#### Problem details:
Print the data exactly as it is given, please.

#### Given material:
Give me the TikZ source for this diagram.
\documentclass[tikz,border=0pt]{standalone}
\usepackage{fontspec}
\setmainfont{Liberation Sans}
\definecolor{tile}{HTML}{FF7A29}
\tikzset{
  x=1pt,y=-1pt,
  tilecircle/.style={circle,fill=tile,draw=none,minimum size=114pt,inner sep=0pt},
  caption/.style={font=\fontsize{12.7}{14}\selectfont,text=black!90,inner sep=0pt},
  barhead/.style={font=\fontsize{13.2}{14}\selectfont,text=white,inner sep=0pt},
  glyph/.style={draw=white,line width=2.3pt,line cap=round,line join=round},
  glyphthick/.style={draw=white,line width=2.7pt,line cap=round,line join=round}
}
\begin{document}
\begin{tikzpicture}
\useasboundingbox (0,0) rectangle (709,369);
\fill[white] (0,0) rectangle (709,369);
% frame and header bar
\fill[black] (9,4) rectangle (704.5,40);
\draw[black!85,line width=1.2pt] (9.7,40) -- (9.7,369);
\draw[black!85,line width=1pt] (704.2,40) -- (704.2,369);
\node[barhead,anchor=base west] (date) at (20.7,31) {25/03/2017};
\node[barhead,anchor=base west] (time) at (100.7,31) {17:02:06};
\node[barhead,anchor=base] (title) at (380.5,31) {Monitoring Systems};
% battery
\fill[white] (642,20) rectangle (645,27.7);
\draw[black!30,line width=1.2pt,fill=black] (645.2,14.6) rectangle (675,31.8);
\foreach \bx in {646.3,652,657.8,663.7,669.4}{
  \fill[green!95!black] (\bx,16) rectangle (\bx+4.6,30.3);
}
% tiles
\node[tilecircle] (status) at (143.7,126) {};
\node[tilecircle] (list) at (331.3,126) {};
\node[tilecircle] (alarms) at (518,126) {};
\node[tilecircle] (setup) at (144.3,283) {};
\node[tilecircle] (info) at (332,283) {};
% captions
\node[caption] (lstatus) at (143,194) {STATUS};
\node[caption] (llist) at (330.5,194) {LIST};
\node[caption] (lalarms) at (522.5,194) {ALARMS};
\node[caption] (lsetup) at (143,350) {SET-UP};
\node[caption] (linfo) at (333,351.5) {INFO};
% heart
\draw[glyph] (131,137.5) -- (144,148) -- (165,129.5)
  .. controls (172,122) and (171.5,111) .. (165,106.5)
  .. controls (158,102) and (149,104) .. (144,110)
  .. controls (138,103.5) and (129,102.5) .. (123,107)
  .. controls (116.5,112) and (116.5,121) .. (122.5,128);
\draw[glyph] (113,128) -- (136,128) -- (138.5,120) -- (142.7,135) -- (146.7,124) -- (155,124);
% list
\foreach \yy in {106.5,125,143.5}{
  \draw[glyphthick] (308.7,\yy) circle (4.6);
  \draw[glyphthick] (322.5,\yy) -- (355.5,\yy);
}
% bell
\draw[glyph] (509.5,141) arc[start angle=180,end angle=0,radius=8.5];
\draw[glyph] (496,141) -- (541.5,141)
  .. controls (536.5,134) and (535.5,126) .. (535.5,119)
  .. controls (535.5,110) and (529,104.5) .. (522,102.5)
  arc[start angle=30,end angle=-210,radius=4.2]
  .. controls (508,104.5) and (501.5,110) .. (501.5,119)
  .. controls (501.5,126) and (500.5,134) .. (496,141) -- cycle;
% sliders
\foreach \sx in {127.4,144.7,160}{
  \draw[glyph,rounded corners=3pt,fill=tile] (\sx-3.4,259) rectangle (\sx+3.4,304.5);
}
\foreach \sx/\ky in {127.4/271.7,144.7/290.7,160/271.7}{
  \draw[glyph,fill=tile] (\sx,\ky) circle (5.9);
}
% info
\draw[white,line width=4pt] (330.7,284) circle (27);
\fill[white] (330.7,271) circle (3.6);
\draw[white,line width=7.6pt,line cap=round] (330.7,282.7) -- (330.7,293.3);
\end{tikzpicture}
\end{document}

#### Expected output:
Give me the TikZ source for this diagram.
\documentclass[tikz,border=0pt]{standalone}
\usepackage{fontspec}
\setmainfont{Liberation Sans}
\definecolor{tile}{HTML}{FF7A29}
\tikzset{
  x=1pt,y=-1pt,
  tilecircle/.style={circle,fill=tile,draw=none,minimum size=114pt,inner sep=0pt},
  caption/.style={font=\fontsize{12.7}{14}\selectfont,text=black!90,inner sep=0pt},
  barhead/.style={font=\fontsize{13.2}{14}\selectfont,text=white,inner sep=0pt},
  glyph/.style={draw=white,line width=2.3pt,line cap=round,line join=round},
  glyphthick/.style={draw=white,line width=2.7pt,line cap=round,line join=round}
}
\begin{document}
\begin{tikzpicture}
\useasboundingbox (0,0) rectangle (709,369);
\fill[white] (0,0) rectangle (709,369);
% frame and header bar
\fill[black] (9,4) rectangle (704.5,40);
\draw[black!85,line width=1.2pt] (9.7,40) -- (9.7,369);
\draw[black!85,line width=1pt] (704.2,40) -- (704.2,369);
\node[barhead,anchor=base west] (date) at (20.7,31) {25/03/2017};
\node[barhead,anchor=base west] (time) at (100.7,31) {17:02:06};
\node[barhead,anchor=base] (title) at (380.5,31) {Monitoring Systems};
% battery
\fill[white] (642,20) rectangle (645,27.7);
\draw[black!30,line width=1.2pt,fill=black] (645.2,14.6) rectangle (675,31.8);
\foreach \bx in {646.3,652,657.8,663.7,669.4}{
  \fill[green!95!black] (\bx,16) rectangle (\bx+4.6,30.3);
}
% tiles
\node[tilecircle] (status) at (143.7,126) {};
\node[tilecircle] (list) at (331.3,126) {};
\node[tilecircle] (alarms) at (518,126) {};
\node[tilecircle] (setup) at (144.3,283) {};
\node[tilecircle] (info) at (332,283) {};
% captions
\node[caption] (lstatus) at (143,194) {STATUS};
\node[caption] (llist) at (330.5,194) {LIST};
\node[caption] (lalarms) at (522.5,194) {ALARMS};
\node[caption] (lsetup) at (143,350) {SET-UP};
\node[caption] (linfo) at (333,351.5) {INFO};
% heart
\draw[glyph] (131,137.5) -- (144,148) -- (165,129.5)
  .. controls (172,122) and (171.5,111) .. (165,106.5)
  .. controls (158,102) and (149,104) .. (144,110)
  .. controls (138,103.5) and (129,102.5) .. (123,107)
  .. controls (116.5,112) and (116.5,121) .. (122.5,128);
\draw[glyph] (113,128) -- (136,128) -- (138.5,120) -- (142.7,135) -- (146.7,124) -- (155,124);
% list
\foreach \yy in {106.5,125,143.5}{
  \draw[glyphthick] (308.7,\yy) circle (4.6);
  \draw[glyphthick] (322.5,\yy) -- (355.5,\yy);
}
% bell
\draw[glyph] (509.5,141) arc[start angle=180,end angle=0,radius=8.5];
\draw[glyph] (496,141) -- (541.5,141)
  .. controls (536.5,134) and (535.5,126) .. (535.5,119)
  .. controls (535.5,110) and (529,104.5) .. (522,102.5)
  arc[start angle=30,end angle=-210,radius=4.2]
  .. controls (508,104.5) and (501.5,110) .. (501.5,119)
  .. controls (501.5,126) and (500.5,134) .. (496,141) -- cycle;
% sliders
\foreach \sx in {127.4,144.7,160}{
  \draw[glyph,rounded corners=3pt,fill=tile] (\sx-3.4,259) rectangle (\sx+3.4,304.5);
}
\foreach \sx/\ky in {127.4/271.7,144.7/290.7,160/271.7}{
  \draw[glyph,fill=tile] (\sx,\ky) circle (5.9);
}
% info
\draw[white,line width=4pt] (330.7,284) circle (27);
\fill[white] (330.7,271) circle (3.6);
\draw[white,line width=7.6pt,line cap=round] (330.7,282.7) -- (330.7,293.3);
\end{tikzpicture}
\end{document}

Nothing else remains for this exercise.